That whoever wrote that post is very closed minded, has no problem
condemning something prior to investigation, and perhaps wears a pair of
glasses that only come in one shade.

Oracle is an expensive business application that is expected to be VERY reliable. It's expected to have a high end support infrastructure behind it.

This is why they limit the number of operating systems to a very specific few, that are backed by companies with a reputation. I'm not vouching for them, but most businesses aren't looking to plunk down $50,000 or $100,000 for a database product for their mission critical application, and run it on something that lacks a commercial support infrastructure behind it.

RedHat is the only reason linux has gotten as far as it has in the heavy business and gov't world.

I completely and utterly disagree with the claims made in that post.
I've been using FreeBSD for nearly 10 years, and I vouch for the fact
that FreeBSD has made huge strides during that time. Not only is the OS
mature, but so are the people who write it, maintain it, and advocate it.

While it has, it's still lagging. I can't even get a decent shell from the FreeBSD install CD or boot CD. If the installer fails at getting the first package, after you re-enter the information to try again, it seems to pick up on package #2, skipping the first, which is probably the kernel. I took a hiatus(sp) from FreeBSD and when I came back after spending a bunch of time in the Linux world, I noticed some pretty sore things.

I'm not hating on BSD, I'm still kind of meh about Linux, but I can see why companies do what they do. A small firm webhosting stuff with MySQL is one thing. Large corporations running mission critical databases is another.

I assume Oracle goes through heavy lengths to certify their product on the few OSes they officially support. Probably Solaris, Redhat and their own Linux distro. This is a huge deal to them.
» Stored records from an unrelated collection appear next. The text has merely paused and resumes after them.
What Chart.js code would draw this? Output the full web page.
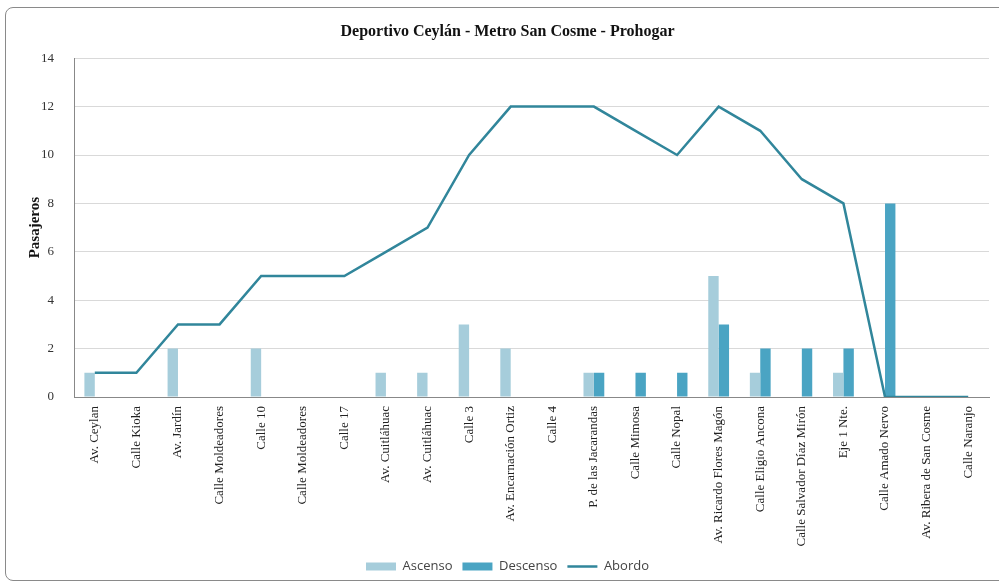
<!DOCTYPE html>
<html>
<head>
<meta charset="utf-8">
<script src="https://cdn.jsdelivr.net/npm/chart.js@4"></script>
<style>
  body { margin: 0; background: #fff; }
  #frame { position: absolute; left: 5px; top: 7px; width: 1000px; height: 572px; border: 1px solid #8a8a8a; border-radius: 8px; }
  #wrap { position: absolute; left: 0; top: 0; width: 999px; height: 584px; }
</style>
</head>
<body>
<div id="frame"></div>
<div id="wrap"><canvas id="chart"></canvas></div>
<script>
// Stops along the route
const stops = [
    'Av. Ceylan', 'Calle Kioka', 'Av. Jardín', 'Calle Moldeadores', 'Calle 10',
    'Calle Moldeadores', 'Calle 17', 'Av. Cuitláhuac', 'Av. Cuitláhuac', 'Calle 3',
    'Av. Encarnación Ortiz', 'Calle 4', 'P. de las Jacarandas', 'Calle Mimosa', 'Calle Nopal',
    'Av. Ricardo Flores Magón', 'Calle Eligio Ancona', 'Calle Salvador Díaz Mirón', 'Eje 1 Nte.',
    'Calle Amado Nervo', 'Av. Ribera de San Cosme', 'Calle Naranjo'
];

// Passengers getting on / off / on board
const ascenso  = [1, 0, 2, 0, 2, 0, 0, 1, 1, 3, 2, 0, 1, 0, 0, 5, 1, 0, 1, 0, 0, 0];
const descenso = [0, 0, 0, 0, 0, 0, 0, 0, 0, 0, 0, 0, 1, 1, 1, 3, 2, 2, 2, 8, 0, 0];
const abordo   = [1, 1, 3, 3, 5, 5, 5, 6, 7, 10, 12, 12, 12, 11, 10, 12, 11, 9, 8, 0, 0, 0];

const serif = "'Liberation Serif', 'DejaVu Serif', serif";

const ctx = document.getElementById('chart').getContext('2d');
new Chart(ctx, {
    type: 'bar',
    data: {
        labels: stops,
        datasets: [
            {
                label: 'Ascenso',
                data: ascenso,
                backgroundColor: '#a6cddb',
                pointStyle: 'rect',
                order: 1
            },
            {
                label: 'Descenso',
                data: descenso,
                backgroundColor: '#4aa4c3',
                pointStyle: 'rect',
                order: 1
            },
            {
                label: 'Abordo',
                type: 'line',
                data: abordo,
                borderColor: '#31869b',
                backgroundColor: '#31869b',
                borderWidth: 2.5,
                pointRadius: 0,
                pointStyle: 'line',
                tension: 0,
                order: 0
            }
        ]
    },
    options: {
        responsive: true,
        maintainAspectRatio: false,
        animation: false,
        layout: { padding: { left: 26, right: 10, top: 0, bottom: 1 } },
        datasets: {
            bar: { barPercentage: 1, categoryPercentage: 0.5 }
        },
        plugins: {
            title: {
                display: true,
                text: 'Deportivo Ceylán - Metro San Cosme - Prohogar',
                color: '#111',
                font: { family: serif, size: 16, weight: 'bold' },
                padding: { top: 22, bottom: 17 }
            },
            legend: {
                position: 'bottom',
                labels: {
                    usePointStyle: true,
                    pointStyleWidth: 30,
                    boxHeight: 8,
                    color: '#444',
                    font: { family: "'Open Sans', sans-serif", size: 13 },
                    padding: 10,
                    sort: (a, b) => a.datasetIndex - b.datasetIndex
                }
            },
            tooltip: { enabled: false }
        },
        scales: {
            x: {
                grid: { display: false },
                border: { color: '#888' },
                ticks: {
                    minRotation: 90,
                    maxRotation: 90,
                    autoSkip: false,
                    color: '#222',
                    padding: 1,
                    font: { family: serif, size: 13 }
                },
                afterFit: (scale) => { scale.height = 153; }
            },
            y: {
                min: 0,
                max: 14,
                ticks: { stepSize: 2, color: '#333', font: { family: serif, size: 13 }, padding: 20 },
                grid: { color: '#d9d9d9', drawTicks: false },
                border: { color: '#888' },
                title: {
                    display: true,
                    text: 'Pasajeros',
                    color: '#111',
                    font: { family: serif, size: 15, weight: 'bold' },
                    padding: 0
                },
                afterFit: (scale) => { scale.width = 48; }
            }
        }
    }
});
</script>
</body>
</html>
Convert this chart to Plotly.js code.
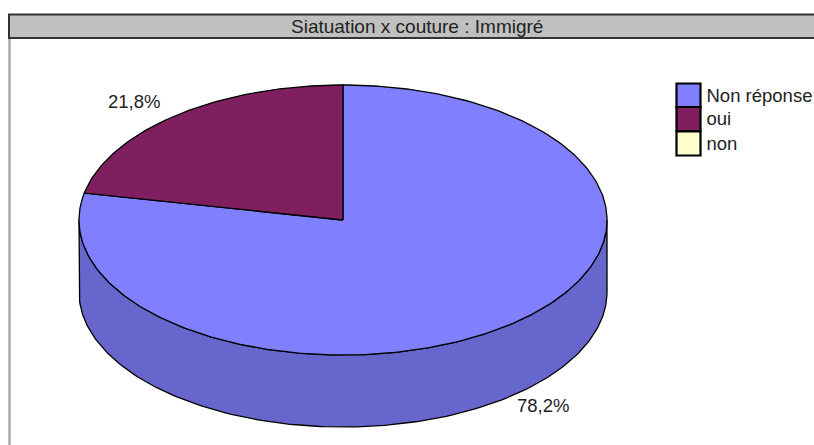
<!DOCTYPE html>
<html>
<head>
<meta charset="utf-8">
<script src="https://cdn.plot.ly/plotly-3.0.1.min.js"></script>
<style>html,body{margin:0;padding:0;background:#fff}#chart{width:814px;height:445px}</style>
</head>
<body>
<div id="chart"></div>
<script>
const chartTitle = "Siatuation x couture : Immigré";
const categories = ["Non réponse", "oui", "non"];
const shares = [78.2, 21.8, 0];
const shareLabels = ["78,2%", "21,8%"];
const sliceColors = ["#8080FF", "#7F1F5F", "#FFFFCC"];
const wallColor = "#6666CC";

// Geometry of the drawing, in axis units
const cx = 343, cy = 220, rx = 264, ry = 135, depth = 72;
const FONT = "Liberation Sans, Arial, sans-serif";

function pt(deg, dy) {
  const a = deg * Math.PI / 180;
  return [cx + rx * Math.sin(a), cy - ry * Math.cos(a) + (dy || 0)];
}
function arc(from, to, dy) {
  const out = [], n = Math.max(2, Math.ceil(Math.abs(to - from)));
  for (let i = 0; i <= n; i++) out.push(pt(from + (to - from) * i / n, dy));
  return out;
}
function poly(points, fill) {
  return {
    type: "scatter", mode: "lines", hoverinfo: "skip", showlegend: false,
    x: points.map(p => p[0]), y: points.map(p => p[1]),
    fill: "toself", fillcolor: fill,
    line: {color: "#000", width: 1.3}
  };
}

const traces = [];
// side wall (front half, drawn first)
traces.push(poly(arc(90, 270, 0).concat(arc(270, 90, depth)).concat([pt(90, 0)]), wallColor));
// top face: slices clockwise from 12 o'clock
let start = 0;
shares.forEach((s, i) => {
  if (s <= 0) return;
  const end = start + s * 3.6;
  traces.push(poly([[cx, cy]].concat(arc(start, end, 0)).concat([[cx, cy]]), sliceColors[i]));
  start = end;
});
// legend
const legendY = [95.5, 119, 143.5];
traces.push({
  type: "scatter", mode: "markers", hoverinfo: "skip", showlegend: false,
  x: [688.5, 688.5, 688.5], y: legendY,
  marker: {symbol: "square", size: 24, color: sliceColors, line: {color: "#000", width: 2.2}}
});
traces.push({
  type: "scatter", mode: "text", hoverinfo: "skip", showlegend: false,
  x: [706.5, 706.5, 706.5], y: legendY.map(v => v + 1.5),
  text: categories, textposition: "middle right",
  textfont: {family: FONT, size: 18.5, color: "#222"}
});

const layout = {
  width: 814, height: 445,
  margin: {l: 0, r: 0, t: 0, b: 0},
  paper_bgcolor: "#fff", plot_bgcolor: "#fff",
  showlegend: false,
  xaxis: {range: [0, 814], visible: false, fixedrange: true},
  yaxis: {range: [445, 0], visible: false, fixedrange: true},
  shapes: [
    {type: "line", xref: "x", yref: "y", x0: 9.5, x1: 9.5, y0: 38, y1: 445, line: {color: "#aaa", width: 2.5}, layer: "below"},
    {type: "rect", xref: "x", yref: "y", x0: 9, x1: 830, y0: 14.5, y1: 38, fillcolor: "#C0C0C0", line: {color: "#333", width: 2}, layer: "below"}
  ],
  annotations: [
    {xref: "x", yref: "y", x: 417, y: 26, text: chartTitle, showarrow: false, font: {family: FONT, size: 19, color: "#222"}},
    {xref: "x", yref: "y", x: 134, y: 101, text: shareLabels[1], showarrow: false, font: {family: FONT, size: 18.5, color: "#222"}},
    {xref: "x", yref: "y", x: 543, y: 405, text: shareLabels[0], showarrow: false, font: {family: FONT, size: 18.5, color: "#222"}}
  ]
};
Plotly.newPlot("chart", traces, layout, {displayModeBar: false, staticPlot: true});
</script>
</body>
</html>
Think of it as an appliance. If you hate Linux, help Solaris. Run your oracle on your Solaris system, and hit it from your FreeBSD system.

I'd be willing to bet there is little to no commercial demand for Oracle on FreeBSD. Heck, look at all the SGI went through with Oracle, and the rumors were that Oracle ran faster than any other platform on IRIX for a while. Oracle wouldn't release it, maybe becuase Ellison and McNealy are BFF or something.